[Records with drawing code]
---------------

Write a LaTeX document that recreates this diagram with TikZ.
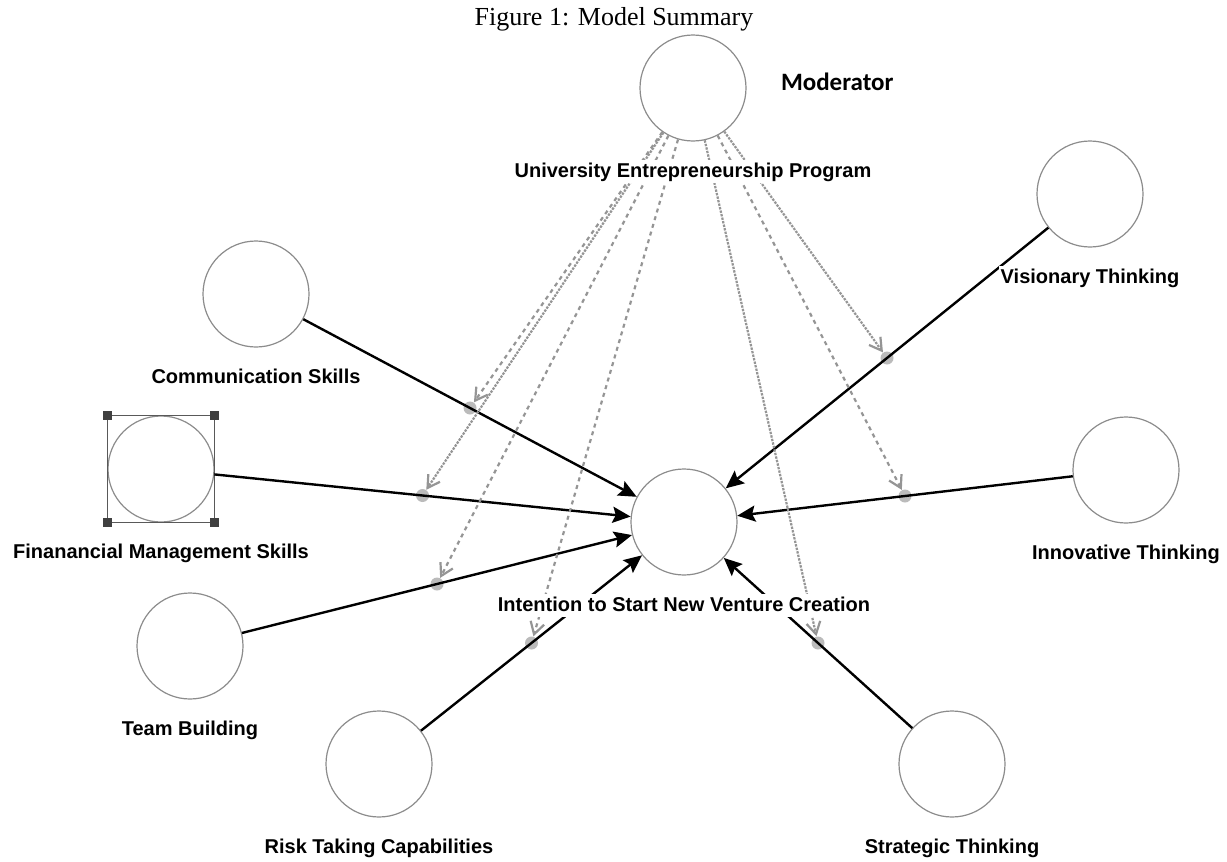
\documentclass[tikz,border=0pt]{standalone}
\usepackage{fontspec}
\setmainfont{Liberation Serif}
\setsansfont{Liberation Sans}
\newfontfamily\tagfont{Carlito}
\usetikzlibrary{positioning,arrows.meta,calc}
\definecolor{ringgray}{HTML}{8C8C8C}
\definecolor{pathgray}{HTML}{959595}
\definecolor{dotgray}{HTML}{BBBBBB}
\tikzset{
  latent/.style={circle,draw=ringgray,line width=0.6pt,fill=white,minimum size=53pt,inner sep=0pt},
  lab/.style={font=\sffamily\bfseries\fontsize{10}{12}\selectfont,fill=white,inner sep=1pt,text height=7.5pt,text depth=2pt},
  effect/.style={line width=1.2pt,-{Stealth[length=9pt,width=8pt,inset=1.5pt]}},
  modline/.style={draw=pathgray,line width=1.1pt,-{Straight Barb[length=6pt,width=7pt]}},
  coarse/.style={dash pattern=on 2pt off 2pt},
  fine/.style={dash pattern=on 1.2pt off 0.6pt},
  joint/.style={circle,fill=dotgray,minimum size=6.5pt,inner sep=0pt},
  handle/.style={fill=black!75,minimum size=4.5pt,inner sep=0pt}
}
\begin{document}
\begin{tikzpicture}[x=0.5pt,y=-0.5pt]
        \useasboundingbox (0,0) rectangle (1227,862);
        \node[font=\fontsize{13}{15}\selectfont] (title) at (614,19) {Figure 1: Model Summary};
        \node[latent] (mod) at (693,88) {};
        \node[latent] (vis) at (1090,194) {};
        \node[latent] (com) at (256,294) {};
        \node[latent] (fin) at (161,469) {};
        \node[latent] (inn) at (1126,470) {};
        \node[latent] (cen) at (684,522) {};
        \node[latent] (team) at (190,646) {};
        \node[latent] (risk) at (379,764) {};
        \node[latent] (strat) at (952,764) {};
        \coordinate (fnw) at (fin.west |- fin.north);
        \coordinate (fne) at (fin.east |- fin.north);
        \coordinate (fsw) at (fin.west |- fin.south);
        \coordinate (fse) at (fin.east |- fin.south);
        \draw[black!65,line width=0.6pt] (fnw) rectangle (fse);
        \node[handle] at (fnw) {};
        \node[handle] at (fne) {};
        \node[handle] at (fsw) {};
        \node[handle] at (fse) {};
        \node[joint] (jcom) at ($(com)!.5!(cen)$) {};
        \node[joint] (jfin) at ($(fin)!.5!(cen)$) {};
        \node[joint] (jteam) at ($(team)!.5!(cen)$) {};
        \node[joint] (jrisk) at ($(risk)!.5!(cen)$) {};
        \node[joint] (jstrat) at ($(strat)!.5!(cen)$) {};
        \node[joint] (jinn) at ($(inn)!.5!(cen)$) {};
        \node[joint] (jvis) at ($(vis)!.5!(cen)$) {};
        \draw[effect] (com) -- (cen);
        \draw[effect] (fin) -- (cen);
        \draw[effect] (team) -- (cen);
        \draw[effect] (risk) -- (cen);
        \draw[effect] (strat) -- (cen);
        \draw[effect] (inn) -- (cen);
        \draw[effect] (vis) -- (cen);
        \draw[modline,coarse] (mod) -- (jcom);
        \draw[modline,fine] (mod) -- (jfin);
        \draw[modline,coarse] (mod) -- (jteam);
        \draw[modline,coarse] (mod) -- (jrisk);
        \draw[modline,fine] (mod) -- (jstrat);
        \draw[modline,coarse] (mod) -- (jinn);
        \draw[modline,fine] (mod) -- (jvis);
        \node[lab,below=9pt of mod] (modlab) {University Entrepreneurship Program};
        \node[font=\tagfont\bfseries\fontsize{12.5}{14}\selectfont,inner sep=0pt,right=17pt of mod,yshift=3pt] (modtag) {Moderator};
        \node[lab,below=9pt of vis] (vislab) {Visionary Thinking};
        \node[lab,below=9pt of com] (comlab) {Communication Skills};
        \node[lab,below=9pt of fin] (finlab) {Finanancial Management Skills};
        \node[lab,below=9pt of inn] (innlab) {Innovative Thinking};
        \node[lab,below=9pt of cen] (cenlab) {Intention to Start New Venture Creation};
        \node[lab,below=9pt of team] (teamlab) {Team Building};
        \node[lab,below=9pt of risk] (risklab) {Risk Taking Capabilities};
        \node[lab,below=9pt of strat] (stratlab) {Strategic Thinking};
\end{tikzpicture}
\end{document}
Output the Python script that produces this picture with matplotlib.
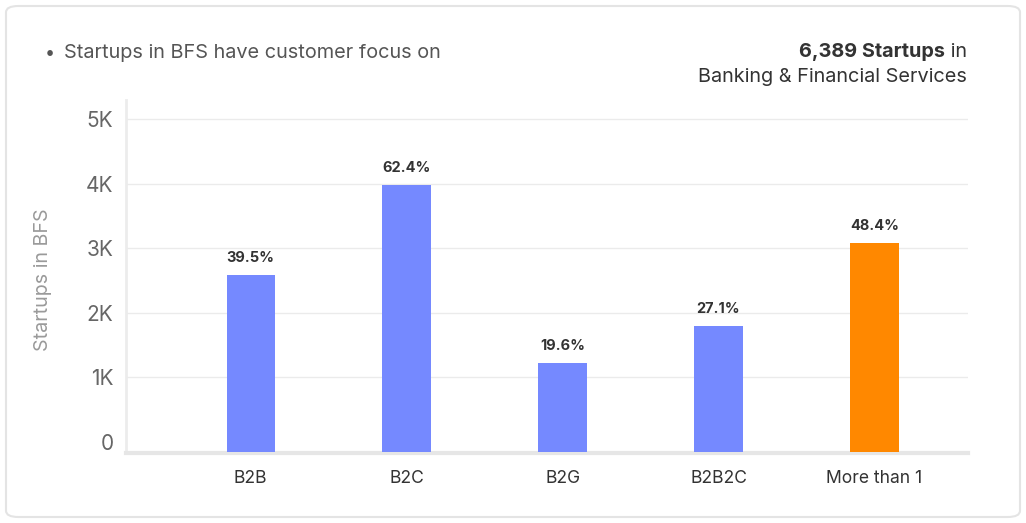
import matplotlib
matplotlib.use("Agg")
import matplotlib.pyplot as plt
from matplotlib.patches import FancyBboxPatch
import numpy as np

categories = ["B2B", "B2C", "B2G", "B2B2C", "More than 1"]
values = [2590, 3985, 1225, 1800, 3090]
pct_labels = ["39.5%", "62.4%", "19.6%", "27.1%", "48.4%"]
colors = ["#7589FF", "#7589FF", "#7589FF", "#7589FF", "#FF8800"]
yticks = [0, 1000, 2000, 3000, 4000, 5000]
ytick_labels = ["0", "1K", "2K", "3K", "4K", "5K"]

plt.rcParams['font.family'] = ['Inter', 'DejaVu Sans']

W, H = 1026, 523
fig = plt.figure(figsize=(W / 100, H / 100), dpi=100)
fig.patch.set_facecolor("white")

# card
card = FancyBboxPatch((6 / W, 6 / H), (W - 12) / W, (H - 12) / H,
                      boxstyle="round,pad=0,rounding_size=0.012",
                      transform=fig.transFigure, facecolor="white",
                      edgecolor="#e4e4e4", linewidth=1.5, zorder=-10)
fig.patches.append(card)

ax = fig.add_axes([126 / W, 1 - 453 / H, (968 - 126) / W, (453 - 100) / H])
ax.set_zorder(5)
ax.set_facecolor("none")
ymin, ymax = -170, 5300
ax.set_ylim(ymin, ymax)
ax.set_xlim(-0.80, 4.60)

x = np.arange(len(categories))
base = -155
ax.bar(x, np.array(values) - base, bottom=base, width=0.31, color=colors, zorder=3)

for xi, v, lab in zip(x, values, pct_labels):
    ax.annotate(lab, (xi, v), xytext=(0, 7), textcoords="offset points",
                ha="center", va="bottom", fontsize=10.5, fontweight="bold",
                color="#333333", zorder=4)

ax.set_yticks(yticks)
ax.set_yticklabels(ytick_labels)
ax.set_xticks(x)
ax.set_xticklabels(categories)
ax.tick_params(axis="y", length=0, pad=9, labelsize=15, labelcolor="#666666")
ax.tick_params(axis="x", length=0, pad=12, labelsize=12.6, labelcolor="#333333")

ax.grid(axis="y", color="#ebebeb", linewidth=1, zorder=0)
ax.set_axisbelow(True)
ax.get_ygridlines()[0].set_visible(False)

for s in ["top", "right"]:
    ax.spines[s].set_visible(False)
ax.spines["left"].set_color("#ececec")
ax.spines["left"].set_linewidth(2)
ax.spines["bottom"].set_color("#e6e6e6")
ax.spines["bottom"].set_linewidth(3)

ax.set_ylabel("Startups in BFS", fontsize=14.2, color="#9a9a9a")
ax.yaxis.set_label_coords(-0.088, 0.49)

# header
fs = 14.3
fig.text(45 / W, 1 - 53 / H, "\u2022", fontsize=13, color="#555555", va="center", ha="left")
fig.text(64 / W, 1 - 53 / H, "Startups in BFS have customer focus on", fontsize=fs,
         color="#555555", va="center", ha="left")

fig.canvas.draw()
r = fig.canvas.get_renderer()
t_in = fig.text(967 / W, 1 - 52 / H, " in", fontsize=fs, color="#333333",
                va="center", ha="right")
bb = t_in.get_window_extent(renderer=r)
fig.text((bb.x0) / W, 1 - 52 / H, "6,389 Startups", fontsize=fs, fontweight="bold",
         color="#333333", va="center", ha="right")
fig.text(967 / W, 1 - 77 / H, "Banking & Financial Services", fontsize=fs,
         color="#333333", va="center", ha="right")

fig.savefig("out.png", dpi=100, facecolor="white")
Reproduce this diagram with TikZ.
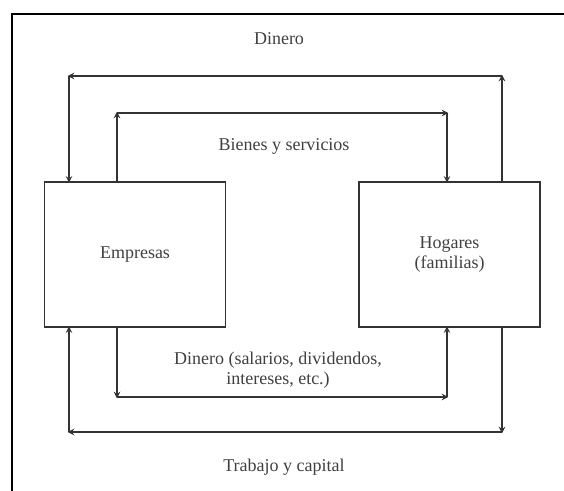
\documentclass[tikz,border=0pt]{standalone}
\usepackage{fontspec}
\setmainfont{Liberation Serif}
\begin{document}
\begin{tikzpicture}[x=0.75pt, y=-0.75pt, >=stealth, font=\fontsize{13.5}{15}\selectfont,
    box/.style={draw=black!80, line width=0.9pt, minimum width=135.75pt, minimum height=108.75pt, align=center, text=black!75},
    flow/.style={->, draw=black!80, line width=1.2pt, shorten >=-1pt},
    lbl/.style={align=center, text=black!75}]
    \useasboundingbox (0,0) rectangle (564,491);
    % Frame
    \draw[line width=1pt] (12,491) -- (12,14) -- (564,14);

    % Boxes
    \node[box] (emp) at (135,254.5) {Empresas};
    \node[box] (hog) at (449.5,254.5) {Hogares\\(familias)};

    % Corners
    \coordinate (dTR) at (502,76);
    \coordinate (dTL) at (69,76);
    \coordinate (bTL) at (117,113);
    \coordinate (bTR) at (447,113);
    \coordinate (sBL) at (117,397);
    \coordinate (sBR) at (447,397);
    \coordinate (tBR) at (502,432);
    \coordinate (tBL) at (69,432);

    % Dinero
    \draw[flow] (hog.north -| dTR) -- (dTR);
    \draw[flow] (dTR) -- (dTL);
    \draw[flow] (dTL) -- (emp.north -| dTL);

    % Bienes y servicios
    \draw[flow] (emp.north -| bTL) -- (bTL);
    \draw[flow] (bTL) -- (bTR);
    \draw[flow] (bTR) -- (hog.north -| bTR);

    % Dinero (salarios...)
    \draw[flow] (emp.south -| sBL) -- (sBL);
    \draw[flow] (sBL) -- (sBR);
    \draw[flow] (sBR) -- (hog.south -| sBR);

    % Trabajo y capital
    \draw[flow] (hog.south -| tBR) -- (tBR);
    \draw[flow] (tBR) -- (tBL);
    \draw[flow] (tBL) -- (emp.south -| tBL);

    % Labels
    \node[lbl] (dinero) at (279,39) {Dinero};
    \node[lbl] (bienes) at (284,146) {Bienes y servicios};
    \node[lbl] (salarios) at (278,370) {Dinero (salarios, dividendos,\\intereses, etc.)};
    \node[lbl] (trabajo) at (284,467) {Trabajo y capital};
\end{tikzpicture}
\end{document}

---------------

The lines to reproduce run from the one above containing "Output the Python" through the one containing "import numpy as np". Copy them exactly and leave out all pictures.

Output the Python script that produces this picture with matplotlib.
import matplotlib
matplotlib.use("Agg")
import matplotlib.pyplot as plt
from matplotlib.patches import FancyBboxPatch
import numpy as np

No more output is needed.